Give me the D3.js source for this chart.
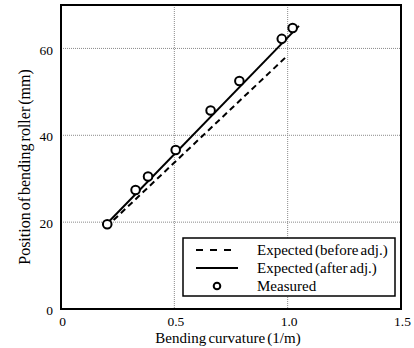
<!DOCTYPE html>
<html>
<head>
<meta charset="utf-8">
<script src="https://cdn.jsdelivr.net/npm/d3@7/dist/d3.min.js"></script>
<style>
  html, body { margin: 0; padding: 0; background: #fff; }
  svg { display: block; }
  text { font-family: "Liberation Serif", "Times New Roman", serif; fill: #000; }
</style>
</head>
<body>
<svg id="chart" width="414" height="348"></svg>
<script>
// Measured roller positions against bending curvature
const measuredCurvature = [0.204, 0.329, 0.384, 0.506, 0.660, 0.787, 0.974, 1.022];
const measuredPosition  = [19.5, 27.4, 30.5, 36.6, 45.7, 52.5, 62.2, 64.7];

// Expected relations (straight lines, end points)
const beforeCurvature = [0.20, 1.00];
const beforePosition  = [18.9, 58.4];
const afterCurvature  = [0.20, 1.05];
const afterPosition   = [19.5, 65.2];

// Axis ticks
const xTicks = [0, 0.5, 1.0, 1.5];
const xTickLabels = ["0", "0.5", "1.0", "1.5"];
const yTicks = [0, 20, 40, 60];
const yTickLabels = ["0", "20", "40", "60"];

const legendLabels = ["Expected (before adj.)", "Expected (after adj.)", "Measured"];

const svg = d3.select("#chart");
const plot = { left: 61, right: 401, top: 5, bottom: 309 };

const x = d3.scaleLinear().domain([0, 1.5]).range([plot.left, plot.right]);
const y = d3.scaleLinear().domain([0, 70]).range([plot.bottom, plot.top]);

// Dotted grid
const grid = svg.append("g");
grid.selectAll("line.gx").data([0.5, 1.0]).join("line")
  .attr("x1", d => x(d)).attr("x2", d => x(d))
  .attr("y1", plot.top).attr("y2", plot.bottom)
  .attr("stroke", "#8a8a8a").attr("stroke-width", 1).attr("stroke-dasharray", "1,1");
grid.selectAll("line.gy").data([20, 40, 60]).join("line")
  .attr("x1", plot.left).attr("x2", plot.right)
  .attr("y1", d => y(d)).attr("y2", d => y(d))
  .attr("stroke", "#8a8a8a").attr("stroke-width", 1).attr("stroke-dasharray", "1,1");

// Axes (labels only, no tick marks)
const xAxis = d3.axisBottom(x).tickValues(xTicks).tickSize(0).tickPadding(0)
  .tickFormat((d, i) => xTickLabels[i]);
const gx = svg.append("g").attr("transform", `translate(0,${plot.bottom})`).call(xAxis);
gx.select(".domain").remove();
gx.selectAll("text").attr("font-size", 13.5).attr("dy", "0").attr("y", 17)
  .attr("dx", 1)
  .style("font-family", "'Liberation Serif', serif").attr("fill", "#000");

const yAxis = d3.axisLeft(y).tickValues(yTicks).tickSize(0).tickPadding(8)
  .tickFormat((d, i) => yTickLabels[i]);
const gy = svg.append("g").attr("transform", `translate(${plot.left},0)`).call(yAxis);
gy.select(".domain").remove();
gy.selectAll("text").attr("font-size", 13.5).attr("dy", "0.42em")
  .style("font-family", "'Liberation Serif', serif").attr("fill", "#000");

// Lines
const line = d3.line().x(d => x(d[0])).y(d => y(d[1]));
svg.append("path")
  .datum(d3.zip(beforeCurvature, beforePosition))
  .attr("d", line).attr("fill", "none").attr("stroke", "#000")
  .attr("stroke-width", 2).attr("stroke-dasharray", "6,4");
svg.append("path")
  .datum(d3.zip(afterCurvature, afterPosition))
  .attr("d", line).attr("fill", "none").attr("stroke", "#000")
  .attr("stroke-width", 2);

// Measured points
svg.append("g").selectAll("circle")
  .data(d3.zip(measuredCurvature, measuredPosition)).join("circle")
  .attr("cx", d => x(d[0])).attr("cy", d => y(d[1])).attr("r", 4.3)
  .attr("fill", "#fff").attr("stroke", "#000").attr("stroke-width", 2);

// Frame
svg.append("rect")
  .attr("x", plot.left).attr("y", plot.top)
  .attr("width", plot.right - plot.left).attr("height", plot.bottom - plot.top)
  .attr("fill", "none").attr("stroke", "#000").attr("stroke-width", 2);

// Legend
const lg = svg.append("g");
lg.append("rect").attr("x", 183).attr("y", 238).attr("width", 212).attr("height", 58)
  .attr("fill", "#fff").attr("stroke", "#000").attr("stroke-width", 1.5);
const rowY = [250, 268, 286];
lg.append("line").attr("x1", 196).attr("x2", 238).attr("y1", rowY[0]).attr("y2", rowY[0])
  .attr("stroke", "#000").attr("stroke-width", 2).attr("stroke-dasharray", "7,7");
lg.append("line").attr("x1", 196).attr("x2", 238).attr("y1", rowY[1]).attr("y2", rowY[1])
  .attr("stroke", "#000").attr("stroke-width", 2);
lg.append("circle").attr("cx", 217).attr("cy", rowY[2]).attr("r", 3.3)
  .attr("fill", "#fff").attr("stroke", "#000").attr("stroke-width", 2);
lg.selectAll("text").data(legendLabels).join("text")
  .attr("x", 257).attr("y", (d, i) => rowY[i]).attr("dy", "0.35em")
  .attr("font-size", 15).attr("word-spacing", -1.5).text(d => d);

// Axis titles
svg.append("text").attr("x", 228).attr("y", 343).attr("text-anchor", "middle")
  .attr("font-size", 15).attr("word-spacing", -1.5).text("Bending curvature (1/m)");
svg.append("text").attr("transform", "translate(30,167) rotate(-90)")
  .attr("text-anchor", "middle").attr("font-size", 16).attr("word-spacing", -2)
  .text("Position of bending roller (mm)");
</script>
</body>
</html>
· · ·
*Your instructions*.
Every line of text is to be repeated exactly; pictures are left out.

*Solution*.
Give me the D3.js source for this chart.
<!DOCTYPE html>
<html>
<head>
<meta charset="utf-8">
<script src="https://cdn.jsdelivr.net/npm/d3@7/dist/d3.min.js"></script>
<style>
  html, body { margin: 0; padding: 0; background: #fff; }
  svg { display: block; }
  text { font-family: "Liberation Serif", "Times New Roman", serif; fill: #000; }
</style>
</head>
<body>
<svg id="chart" width="414" height="348"></svg>
<script>
// Measured roller positions against bending curvature
const measuredCurvature = [0.204, 0.329, 0.384, 0.506, 0.660, 0.787, 0.974, 1.022];
const measuredPosition  = [19.5, 27.4, 30.5, 36.6, 45.7, 52.5, 62.2, 64.7];

// Expected relations (straight lines, end points)
const beforeCurvature = [0.20, 1.00];
const beforePosition  = [18.9, 58.4];
const afterCurvature  = [0.20, 1.05];
const afterPosition   = [19.5, 65.2];

// Axis ticks
const xTicks = [0, 0.5, 1.0, 1.5];
const xTickLabels = ["0", "0.5", "1.0", "1.5"];
const yTicks = [0, 20, 40, 60];
const yTickLabels = ["0", "20", "40", "60"];

const legendLabels = ["Expected (before adj.)", "Expected (after adj.)", "Measured"];

const svg = d3.select("#chart");
const plot = { left: 61, right: 401, top: 5, bottom: 309 };

const x = d3.scaleLinear().domain([0, 1.5]).range([plot.left, plot.right]);
const y = d3.scaleLinear().domain([0, 70]).range([plot.bottom, plot.top]);

// Dotted grid
const grid = svg.append("g");
grid.selectAll("line.gx").data([0.5, 1.0]).join("line")
  .attr("x1", d => x(d)).attr("x2", d => x(d))
  .attr("y1", plot.top).attr("y2", plot.bottom)
  .attr("stroke", "#8a8a8a").attr("stroke-width", 1).attr("stroke-dasharray", "1,1");
grid.selectAll("line.gy").data([20, 40, 60]).join("line")
  .attr("x1", plot.left).attr("x2", plot.right)
  .attr("y1", d => y(d)).attr("y2", d => y(d))
  .attr("stroke", "#8a8a8a").attr("stroke-width", 1).attr("stroke-dasharray", "1,1");

// Axes (labels only, no tick marks)
const xAxis = d3.axisBottom(x).tickValues(xTicks).tickSize(0).tickPadding(0)
  .tickFormat((d, i) => xTickLabels[i]);
const gx = svg.append("g").attr("transform", `translate(0,${plot.bottom})`).call(xAxis);
gx.select(".domain").remove();
gx.selectAll("text").attr("font-size", 13.5).attr("dy", "0").attr("y", 17)
  .attr("dx", 1)
  .style("font-family", "'Liberation Serif', serif").attr("fill", "#000");

const yAxis = d3.axisLeft(y).tickValues(yTicks).tickSize(0).tickPadding(8)
  .tickFormat((d, i) => yTickLabels[i]);
const gy = svg.append("g").attr("transform", `translate(${plot.left},0)`).call(yAxis);
gy.select(".domain").remove();
gy.selectAll("text").attr("font-size", 13.5).attr("dy", "0.42em")
  .style("font-family", "'Liberation Serif', serif").attr("fill", "#000");

// Lines
const line = d3.line().x(d => x(d[0])).y(d => y(d[1]));
svg.append("path")
  .datum(d3.zip(beforeCurvature, beforePosition))
  .attr("d", line).attr("fill", "none").attr("stroke", "#000")
  .attr("stroke-width", 2).attr("stroke-dasharray", "6,4");
svg.append("path")
  .datum(d3.zip(afterCurvature, afterPosition))
  .attr("d", line).attr("fill", "none").attr("stroke", "#000")
  .attr("stroke-width", 2);

// Measured points
svg.append("g").selectAll("circle")
  .data(d3.zip(measuredCurvature, measuredPosition)).join("circle")
  .attr("cx", d => x(d[0])).attr("cy", d => y(d[1])).attr("r", 4.3)
  .attr("fill", "#fff").attr("stroke", "#000").attr("stroke-width", 2);

// Frame
svg.append("rect")
  .attr("x", plot.left).attr("y", plot.top)
  .attr("width", plot.right - plot.left).attr("height", plot.bottom - plot.top)
  .attr("fill", "none").attr("stroke", "#000").attr("stroke-width", 2);

// Legend
const lg = svg.append("g");
lg.append("rect").attr("x", 183).attr("y", 238).attr("width", 212).attr("height", 58)
  .attr("fill", "#fff").attr("stroke", "#000").attr("stroke-width", 1.5);
const rowY = [250, 268, 286];
lg.append("line").attr("x1", 196).attr("x2", 238).attr("y1", rowY[0]).attr("y2", rowY[0])
  .attr("stroke", "#000").attr("stroke-width", 2).attr("stroke-dasharray", "7,7");
lg.append("line").attr("x1", 196).attr("x2", 238).attr("y1", rowY[1]).attr("y2", rowY[1])
  .attr("stroke", "#000").attr("stroke-width", 2);
lg.append("circle").attr("cx", 217).attr("cy", rowY[2]).attr("r", 3.3)
  .attr("fill", "#fff").attr("stroke", "#000").attr("stroke-width", 2);
lg.selectAll("text").data(legendLabels).join("text")
  .attr("x", 257).attr("y", (d, i) => rowY[i]).attr("dy", "0.35em")
  .attr("font-size", 15).attr("word-spacing", -1.5).text(d => d);

// Axis titles
svg.append("text").attr("x", 228).attr("y", 343).attr("text-anchor", "middle")
  .attr("font-size", 15).attr("word-spacing", -1.5).text("Bending curvature (1/m)");
svg.append("text").attr("transform", "translate(30,167) rotate(-90)")
  .attr("text-anchor", "middle").attr("font-size", 16).attr("word-spacing", -2)
  .text("Position of bending roller (mm)");
</script>
</body>
</html>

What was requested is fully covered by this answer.